How to implement Kullback-Leibler divergence using Mathematica's probability and distribution functions?

In the continuous case the Kullback-Leibler-Divergence from distribution $Q$ to distribution $P$ is defined as

\begin{equation} D_{KL}( P ||Q) = \int \limits_{-\infty}^{+\infty} p(x)\cdot \log \frac{p(x)}{q(x)} dx \end{equation}

So what you need is the probability density function which is PDF in Mathematica:

distP = NormalDistribution[]; (* avoid capital letters *)
distQ = GumbelDistribution[];

klDivergenceContinuous = Function[ { dist1, dist2 },
    NIntegrate[
        PDF[ dist1, x ] × ( Log @ PDF[ dist1, x ] - Log @ PDF[ dist2, x ] ),
        { x, -∞, +\[Infinity] }
    ]
];

klDivergenceContinuous[ distP, distQ ]

0.229783

Update: More general solution

The definition of the expected value in the continuous case is given as

\begin{equation} \mathbb{E}[ f(X) ] = \int \limits_{-\infty}^{+\infty} f(x)\cdot p(x) dx \end{equation}

We can use this definition to find the KL-Divergence.
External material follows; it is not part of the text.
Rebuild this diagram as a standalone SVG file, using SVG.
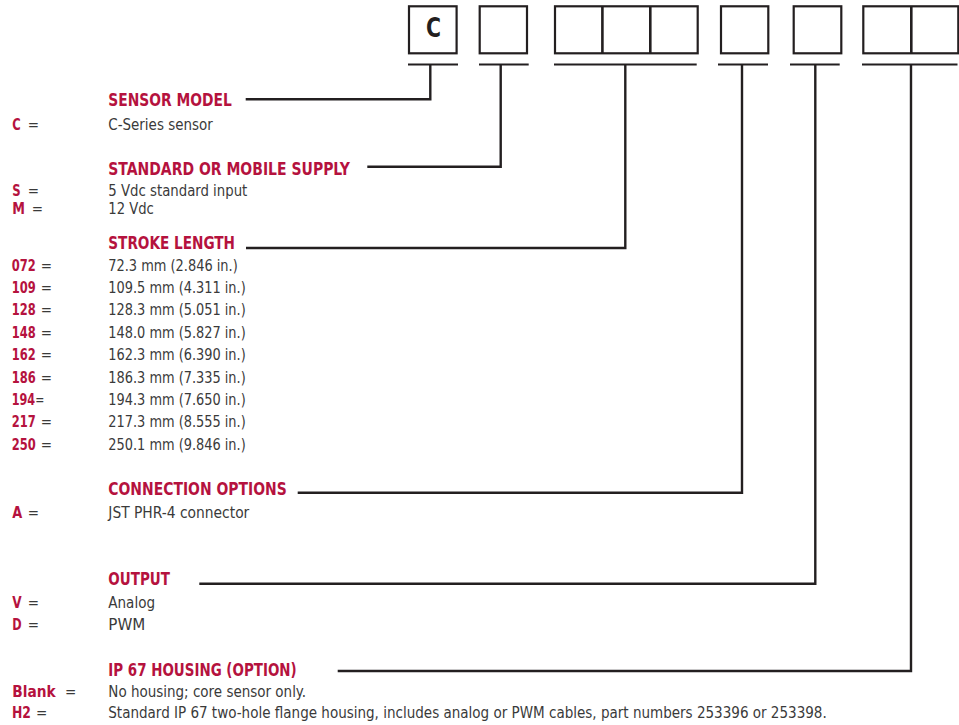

Since Mathematica's implementation of Expectation will handle discrete distributions also (effectivly summing over all values instead of integrating over them), the following routine might turn out to be more general:

Options[ klDivergence ] = Options @ Expectation;

klDivergence[ distP_ , distQ_, opts:OptionsPattern[ klDivergence ] ] := Expectation[ 
    Log @ PDF[ distP, \[FormalX] ] - Log @ PDF[ distQ, \[FormalX] ], 
    \[FormalX] \[Distributed] distP,
    opts
]

klDivergence[ 1, distP_, distQ_, opts:OptionsPattern[ klDivergence ] ] := klDivergence[
    distP, 
    distQ, 
    opts 
]

klDivergence[ n_Integer, distP_, distQ_, opts:OptionsPattern[ klDivergence ] ] 
    /; n > 0 := Module[
    {
        vars = Table[ Unique[ \[FormalX] ], n ]
    },
    Expectation[ 
        Log @ PDF[ distP, vars ] - Log @ PDF[ distQ, vars ], 
        vars \[Distributed] distP,
        opts
    ]  
]

This might (in principle) work for discrete as well as for continuous distributions:

Continuous Distributions (OP)

klDivergence[ distP, distQ ]

$-\frac{1}{2}+ \sqrt{\mathrm{e}} - \frac{1}{2} \log 2\pi $

N[%]

0.229783

Discrete Distributions

We may use the example given in (104506) to check how this works out in the discrete case:

pmfA = EmpiricalDistribution[ {1/6, 1/6, 1/6, 1/6, 1/6, 1/6} -> Range[6] ];
pmfB = EmpiricalDistribution[ {1/4, 1/4, 1/8, 1/8, 1/8, 1/8} -> Range[6] ];

klDivergence[ pmfA, pmfB ]

1/3 (Log[4] - 3 Log[6] + 2 Log[8])

The problems arising from a discrete distribution containing zero probabilities (cf. the question linked above) may be solved by dropping the zero-entries from the distribution:

(* pmfB = {1/4, 1/4, 1/2, 0, 0, 0} *)
pmfBzero = EmpiricalDistribution[ {1/4, 1/4, 1/2} -> Range[3] ];

klDivergence[ pmfBzero, pmfA ]

Log[ 3/Sqrt[2] ]


I know that this question already has a very good answer, but I still wanted to present the Wolfram Function Repository function I wrote specifically for this purpose (before I even found this question).

Like the solution by gwr, it uses (N)Expectation to compute the result, though I use LogLikelihood instead of Log @ PDF[...]. The function also checks the domains of the distributions for you.

edit The current version will complain if you use an EmpiricalDistribution, but I submitted a new version that fixes that problem.